AIM:
Print word for word the first line of the listing below and every line after it, through the line with "const yTicks = [0, 1, 2, 3, 4, 5];". Leave out the pictures and the rest.

DATA EXCERPTS:
>> begin
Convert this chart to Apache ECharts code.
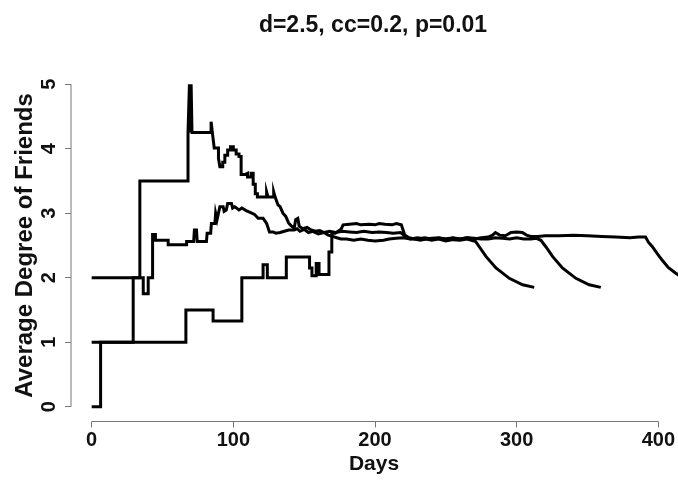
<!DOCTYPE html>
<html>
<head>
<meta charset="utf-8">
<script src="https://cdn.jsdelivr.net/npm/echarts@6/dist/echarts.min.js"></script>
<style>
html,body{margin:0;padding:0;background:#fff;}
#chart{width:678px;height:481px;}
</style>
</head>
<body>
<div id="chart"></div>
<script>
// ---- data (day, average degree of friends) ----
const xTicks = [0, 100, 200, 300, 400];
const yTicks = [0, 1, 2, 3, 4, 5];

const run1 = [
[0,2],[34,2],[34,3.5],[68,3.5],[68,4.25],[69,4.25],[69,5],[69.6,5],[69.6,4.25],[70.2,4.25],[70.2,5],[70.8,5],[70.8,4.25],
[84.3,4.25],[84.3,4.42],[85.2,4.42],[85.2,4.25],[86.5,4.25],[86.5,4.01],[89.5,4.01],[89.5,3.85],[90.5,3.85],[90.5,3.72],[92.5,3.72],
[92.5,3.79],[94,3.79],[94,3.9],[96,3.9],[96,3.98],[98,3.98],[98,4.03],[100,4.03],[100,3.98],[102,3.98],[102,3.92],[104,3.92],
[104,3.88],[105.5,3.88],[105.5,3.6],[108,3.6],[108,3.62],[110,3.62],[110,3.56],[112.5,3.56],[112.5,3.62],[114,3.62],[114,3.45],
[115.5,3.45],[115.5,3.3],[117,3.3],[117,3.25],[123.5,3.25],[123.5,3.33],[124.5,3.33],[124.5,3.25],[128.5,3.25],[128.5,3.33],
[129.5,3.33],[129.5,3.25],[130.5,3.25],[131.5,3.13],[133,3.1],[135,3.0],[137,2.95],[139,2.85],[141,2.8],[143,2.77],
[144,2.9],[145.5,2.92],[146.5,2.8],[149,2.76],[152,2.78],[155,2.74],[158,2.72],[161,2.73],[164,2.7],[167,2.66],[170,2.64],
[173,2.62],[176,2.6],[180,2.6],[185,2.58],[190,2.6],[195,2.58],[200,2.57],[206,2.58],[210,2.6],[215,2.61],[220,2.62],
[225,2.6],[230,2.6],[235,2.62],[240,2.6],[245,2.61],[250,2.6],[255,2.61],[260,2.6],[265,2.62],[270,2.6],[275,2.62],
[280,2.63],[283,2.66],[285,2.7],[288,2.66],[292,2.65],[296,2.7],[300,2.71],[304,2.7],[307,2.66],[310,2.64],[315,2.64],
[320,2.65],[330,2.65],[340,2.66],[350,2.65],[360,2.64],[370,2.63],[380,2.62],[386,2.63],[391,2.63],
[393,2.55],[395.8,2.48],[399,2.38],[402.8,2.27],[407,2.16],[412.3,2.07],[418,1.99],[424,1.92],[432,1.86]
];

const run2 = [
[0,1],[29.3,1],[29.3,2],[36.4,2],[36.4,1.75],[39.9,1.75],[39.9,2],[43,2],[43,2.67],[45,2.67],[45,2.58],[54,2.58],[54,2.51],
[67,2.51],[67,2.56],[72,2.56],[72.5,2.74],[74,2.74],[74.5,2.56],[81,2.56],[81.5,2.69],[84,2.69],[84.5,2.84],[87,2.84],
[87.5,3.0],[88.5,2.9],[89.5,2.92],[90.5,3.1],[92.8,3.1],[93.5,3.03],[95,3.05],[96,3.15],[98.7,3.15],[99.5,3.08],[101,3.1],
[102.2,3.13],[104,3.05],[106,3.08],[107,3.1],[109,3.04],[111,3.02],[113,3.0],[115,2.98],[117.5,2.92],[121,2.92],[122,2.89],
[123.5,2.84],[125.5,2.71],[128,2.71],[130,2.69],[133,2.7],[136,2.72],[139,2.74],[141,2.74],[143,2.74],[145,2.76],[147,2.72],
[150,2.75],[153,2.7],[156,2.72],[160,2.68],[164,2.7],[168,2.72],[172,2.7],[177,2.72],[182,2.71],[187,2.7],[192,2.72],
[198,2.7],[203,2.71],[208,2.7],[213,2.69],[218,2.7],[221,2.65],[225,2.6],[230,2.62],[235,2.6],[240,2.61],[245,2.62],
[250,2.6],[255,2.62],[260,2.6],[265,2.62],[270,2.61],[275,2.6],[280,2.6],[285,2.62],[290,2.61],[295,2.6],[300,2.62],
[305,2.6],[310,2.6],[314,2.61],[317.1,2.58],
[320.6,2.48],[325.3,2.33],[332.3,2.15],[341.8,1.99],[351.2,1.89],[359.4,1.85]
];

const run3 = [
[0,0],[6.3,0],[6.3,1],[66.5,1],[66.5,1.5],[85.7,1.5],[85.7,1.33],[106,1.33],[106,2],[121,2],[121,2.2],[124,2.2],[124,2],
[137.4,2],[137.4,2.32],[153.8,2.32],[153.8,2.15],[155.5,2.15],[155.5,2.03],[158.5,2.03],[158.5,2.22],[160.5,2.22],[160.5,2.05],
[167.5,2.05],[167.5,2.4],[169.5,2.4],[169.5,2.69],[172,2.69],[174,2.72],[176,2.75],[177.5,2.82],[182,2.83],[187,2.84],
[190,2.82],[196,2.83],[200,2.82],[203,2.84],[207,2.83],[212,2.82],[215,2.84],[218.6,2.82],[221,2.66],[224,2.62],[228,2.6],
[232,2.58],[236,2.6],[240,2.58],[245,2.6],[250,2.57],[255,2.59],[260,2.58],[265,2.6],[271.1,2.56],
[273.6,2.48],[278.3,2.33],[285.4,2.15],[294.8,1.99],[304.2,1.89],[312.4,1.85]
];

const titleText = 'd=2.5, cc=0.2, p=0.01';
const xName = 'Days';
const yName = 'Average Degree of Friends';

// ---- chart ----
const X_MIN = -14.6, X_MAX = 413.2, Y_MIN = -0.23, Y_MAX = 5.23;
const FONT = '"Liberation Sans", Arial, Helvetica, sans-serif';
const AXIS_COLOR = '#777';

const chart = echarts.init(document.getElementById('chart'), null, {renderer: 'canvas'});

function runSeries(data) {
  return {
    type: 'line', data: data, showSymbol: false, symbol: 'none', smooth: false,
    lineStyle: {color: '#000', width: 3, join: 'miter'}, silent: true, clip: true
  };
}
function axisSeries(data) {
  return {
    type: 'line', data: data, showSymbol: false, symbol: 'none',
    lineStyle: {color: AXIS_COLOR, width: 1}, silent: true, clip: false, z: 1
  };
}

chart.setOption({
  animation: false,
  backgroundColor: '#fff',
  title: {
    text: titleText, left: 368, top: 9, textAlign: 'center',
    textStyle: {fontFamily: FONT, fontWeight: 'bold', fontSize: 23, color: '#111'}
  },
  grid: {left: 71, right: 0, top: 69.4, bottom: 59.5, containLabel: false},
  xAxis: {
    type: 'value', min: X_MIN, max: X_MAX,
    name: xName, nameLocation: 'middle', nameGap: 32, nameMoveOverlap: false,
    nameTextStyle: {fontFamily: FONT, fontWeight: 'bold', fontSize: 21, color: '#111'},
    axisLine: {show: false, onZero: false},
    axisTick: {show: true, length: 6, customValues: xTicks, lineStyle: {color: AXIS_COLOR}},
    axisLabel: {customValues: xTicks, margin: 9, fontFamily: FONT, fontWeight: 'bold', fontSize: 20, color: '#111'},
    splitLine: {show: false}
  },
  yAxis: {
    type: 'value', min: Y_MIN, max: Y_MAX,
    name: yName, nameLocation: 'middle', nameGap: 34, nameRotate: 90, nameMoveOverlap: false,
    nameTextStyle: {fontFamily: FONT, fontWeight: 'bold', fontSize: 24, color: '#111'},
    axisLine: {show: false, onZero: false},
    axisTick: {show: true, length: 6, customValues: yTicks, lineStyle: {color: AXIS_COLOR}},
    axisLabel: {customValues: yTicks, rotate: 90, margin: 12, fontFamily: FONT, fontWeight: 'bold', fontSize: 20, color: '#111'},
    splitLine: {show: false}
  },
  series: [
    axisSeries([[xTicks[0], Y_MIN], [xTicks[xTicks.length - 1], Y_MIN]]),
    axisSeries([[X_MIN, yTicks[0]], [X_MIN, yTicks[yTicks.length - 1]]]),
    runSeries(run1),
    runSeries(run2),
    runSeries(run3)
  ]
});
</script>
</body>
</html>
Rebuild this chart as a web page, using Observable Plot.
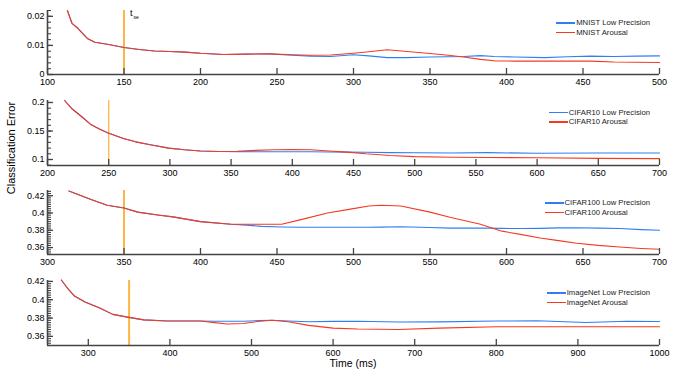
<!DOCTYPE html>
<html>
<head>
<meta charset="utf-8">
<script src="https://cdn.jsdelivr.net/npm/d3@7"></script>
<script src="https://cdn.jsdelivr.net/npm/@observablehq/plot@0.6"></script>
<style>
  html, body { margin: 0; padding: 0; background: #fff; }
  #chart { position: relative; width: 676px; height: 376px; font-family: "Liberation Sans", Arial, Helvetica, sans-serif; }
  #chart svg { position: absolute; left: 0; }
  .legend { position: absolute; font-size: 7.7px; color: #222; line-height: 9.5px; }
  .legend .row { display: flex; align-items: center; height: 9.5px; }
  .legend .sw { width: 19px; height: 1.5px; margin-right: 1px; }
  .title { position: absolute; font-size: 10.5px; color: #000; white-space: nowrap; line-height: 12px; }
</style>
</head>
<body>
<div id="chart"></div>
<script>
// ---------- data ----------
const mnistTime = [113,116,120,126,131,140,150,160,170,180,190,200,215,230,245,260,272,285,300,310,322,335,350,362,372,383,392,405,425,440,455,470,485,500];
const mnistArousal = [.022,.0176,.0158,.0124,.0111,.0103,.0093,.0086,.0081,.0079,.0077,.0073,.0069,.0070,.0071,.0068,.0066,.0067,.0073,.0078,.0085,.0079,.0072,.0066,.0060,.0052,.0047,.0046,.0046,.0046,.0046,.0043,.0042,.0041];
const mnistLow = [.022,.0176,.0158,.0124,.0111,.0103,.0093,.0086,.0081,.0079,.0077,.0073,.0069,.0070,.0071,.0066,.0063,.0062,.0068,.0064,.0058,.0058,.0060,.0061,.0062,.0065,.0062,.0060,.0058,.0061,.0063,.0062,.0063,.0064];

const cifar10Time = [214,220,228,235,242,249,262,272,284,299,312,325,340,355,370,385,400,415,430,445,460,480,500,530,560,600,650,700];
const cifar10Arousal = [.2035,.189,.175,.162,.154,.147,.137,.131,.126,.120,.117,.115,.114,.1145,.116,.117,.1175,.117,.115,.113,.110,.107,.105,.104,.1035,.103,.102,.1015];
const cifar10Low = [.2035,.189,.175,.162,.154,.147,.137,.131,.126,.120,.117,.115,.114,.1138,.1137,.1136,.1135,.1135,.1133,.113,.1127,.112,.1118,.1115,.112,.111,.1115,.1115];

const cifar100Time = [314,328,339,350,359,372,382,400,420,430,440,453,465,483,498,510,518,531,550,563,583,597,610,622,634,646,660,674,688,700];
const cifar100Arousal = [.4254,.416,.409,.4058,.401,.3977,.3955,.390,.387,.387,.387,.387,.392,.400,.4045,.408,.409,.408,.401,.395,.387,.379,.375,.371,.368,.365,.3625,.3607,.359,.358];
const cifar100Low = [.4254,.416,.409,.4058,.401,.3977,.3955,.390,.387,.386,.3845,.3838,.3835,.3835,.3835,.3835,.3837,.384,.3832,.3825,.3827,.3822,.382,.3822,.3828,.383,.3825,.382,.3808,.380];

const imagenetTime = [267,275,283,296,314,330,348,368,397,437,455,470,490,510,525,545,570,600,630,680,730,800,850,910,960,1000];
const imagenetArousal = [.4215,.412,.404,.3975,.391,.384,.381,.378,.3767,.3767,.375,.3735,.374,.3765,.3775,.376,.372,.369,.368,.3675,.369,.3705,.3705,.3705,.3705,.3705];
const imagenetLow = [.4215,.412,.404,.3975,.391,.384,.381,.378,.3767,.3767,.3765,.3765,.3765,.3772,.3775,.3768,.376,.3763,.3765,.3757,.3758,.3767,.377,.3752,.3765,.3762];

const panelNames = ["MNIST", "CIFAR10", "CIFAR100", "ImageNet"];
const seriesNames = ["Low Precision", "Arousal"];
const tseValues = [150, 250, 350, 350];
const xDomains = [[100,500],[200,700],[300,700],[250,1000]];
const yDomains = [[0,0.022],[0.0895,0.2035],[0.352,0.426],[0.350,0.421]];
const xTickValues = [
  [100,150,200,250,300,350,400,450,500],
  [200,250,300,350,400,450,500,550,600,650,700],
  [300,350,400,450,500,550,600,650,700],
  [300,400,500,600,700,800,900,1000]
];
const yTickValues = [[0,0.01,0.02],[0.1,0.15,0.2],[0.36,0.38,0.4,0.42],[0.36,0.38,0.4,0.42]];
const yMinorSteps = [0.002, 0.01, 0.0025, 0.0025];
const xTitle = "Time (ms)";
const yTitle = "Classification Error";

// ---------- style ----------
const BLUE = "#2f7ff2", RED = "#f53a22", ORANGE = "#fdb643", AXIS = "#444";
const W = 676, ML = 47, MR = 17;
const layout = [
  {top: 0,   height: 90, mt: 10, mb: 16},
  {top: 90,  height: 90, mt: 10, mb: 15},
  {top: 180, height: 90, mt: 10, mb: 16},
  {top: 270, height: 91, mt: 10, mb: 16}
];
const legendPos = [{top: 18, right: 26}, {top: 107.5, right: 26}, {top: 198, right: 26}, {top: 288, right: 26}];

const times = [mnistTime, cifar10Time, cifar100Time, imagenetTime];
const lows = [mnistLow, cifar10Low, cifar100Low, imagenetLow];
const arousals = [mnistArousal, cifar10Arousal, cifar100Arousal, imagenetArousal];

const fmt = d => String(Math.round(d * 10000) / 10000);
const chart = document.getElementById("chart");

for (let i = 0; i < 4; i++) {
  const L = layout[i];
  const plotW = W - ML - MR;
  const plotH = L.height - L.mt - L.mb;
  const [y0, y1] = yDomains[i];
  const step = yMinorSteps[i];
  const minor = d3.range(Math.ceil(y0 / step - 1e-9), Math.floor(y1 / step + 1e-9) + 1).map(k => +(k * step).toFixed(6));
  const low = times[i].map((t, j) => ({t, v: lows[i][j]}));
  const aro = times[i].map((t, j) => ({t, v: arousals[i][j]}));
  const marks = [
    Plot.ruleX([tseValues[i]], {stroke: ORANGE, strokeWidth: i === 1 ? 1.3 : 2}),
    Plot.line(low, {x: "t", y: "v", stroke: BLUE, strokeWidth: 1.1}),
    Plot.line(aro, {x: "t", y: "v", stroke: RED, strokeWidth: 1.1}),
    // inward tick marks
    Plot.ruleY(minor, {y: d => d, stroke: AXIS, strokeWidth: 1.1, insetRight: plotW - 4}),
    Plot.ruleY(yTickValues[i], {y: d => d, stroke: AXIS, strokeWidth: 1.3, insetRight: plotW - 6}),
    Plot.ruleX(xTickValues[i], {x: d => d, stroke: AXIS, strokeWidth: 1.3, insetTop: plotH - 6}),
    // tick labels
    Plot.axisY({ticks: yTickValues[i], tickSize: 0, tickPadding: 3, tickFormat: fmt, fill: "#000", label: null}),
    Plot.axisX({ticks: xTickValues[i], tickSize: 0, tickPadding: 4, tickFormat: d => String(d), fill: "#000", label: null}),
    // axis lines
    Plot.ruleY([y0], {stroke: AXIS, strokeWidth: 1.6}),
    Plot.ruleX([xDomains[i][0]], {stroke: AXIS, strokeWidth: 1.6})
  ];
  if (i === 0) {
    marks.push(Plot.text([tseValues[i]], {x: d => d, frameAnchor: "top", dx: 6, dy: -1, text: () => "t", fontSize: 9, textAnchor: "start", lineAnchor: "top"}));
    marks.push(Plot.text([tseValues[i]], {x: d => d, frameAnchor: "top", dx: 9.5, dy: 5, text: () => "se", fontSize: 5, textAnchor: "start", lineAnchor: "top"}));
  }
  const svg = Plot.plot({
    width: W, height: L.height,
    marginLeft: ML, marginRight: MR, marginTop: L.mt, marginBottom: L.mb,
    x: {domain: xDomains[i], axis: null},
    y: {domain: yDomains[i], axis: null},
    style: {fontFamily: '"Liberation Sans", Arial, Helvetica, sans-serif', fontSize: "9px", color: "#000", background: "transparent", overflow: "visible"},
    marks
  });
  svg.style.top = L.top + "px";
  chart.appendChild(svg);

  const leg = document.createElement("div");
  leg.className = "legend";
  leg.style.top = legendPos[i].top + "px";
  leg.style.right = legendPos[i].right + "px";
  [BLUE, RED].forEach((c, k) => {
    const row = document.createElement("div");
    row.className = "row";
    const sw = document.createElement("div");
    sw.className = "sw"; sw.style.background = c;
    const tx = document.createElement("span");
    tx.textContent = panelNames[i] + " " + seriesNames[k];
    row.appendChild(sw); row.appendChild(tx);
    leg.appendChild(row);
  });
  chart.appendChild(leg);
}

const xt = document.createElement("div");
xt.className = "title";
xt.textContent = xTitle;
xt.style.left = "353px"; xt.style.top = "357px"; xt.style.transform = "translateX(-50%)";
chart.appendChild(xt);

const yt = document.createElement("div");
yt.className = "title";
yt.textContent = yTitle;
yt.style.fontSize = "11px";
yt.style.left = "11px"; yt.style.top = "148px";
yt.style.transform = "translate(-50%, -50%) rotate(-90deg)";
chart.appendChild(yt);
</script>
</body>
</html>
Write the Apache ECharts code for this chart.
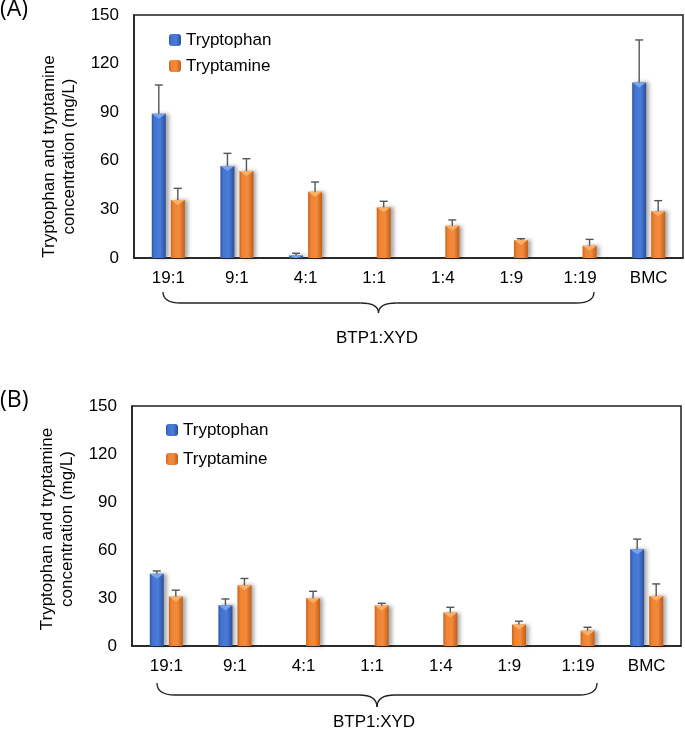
>> end
RESULT BELOW:
Convert this chart to Apache ECharts code.
<!DOCTYPE html>
<html>
<head>
<meta charset="utf-8">
<script src="https://cdn.jsdelivr.net/npm/echarts@6/dist/echarts.min.js"></script>
<style>
html,body{margin:0;padding:0;background:#fff;}
#chart{width:678px;height:481px;}
</style>
</head>
<body>
<div id="chart"></div>
<script>
// ---- data (day, average degree of friends) ----
const xTicks = [0, 100, 200, 300, 400];
const yTicks = [0, 1, 2, 3, 4, 5];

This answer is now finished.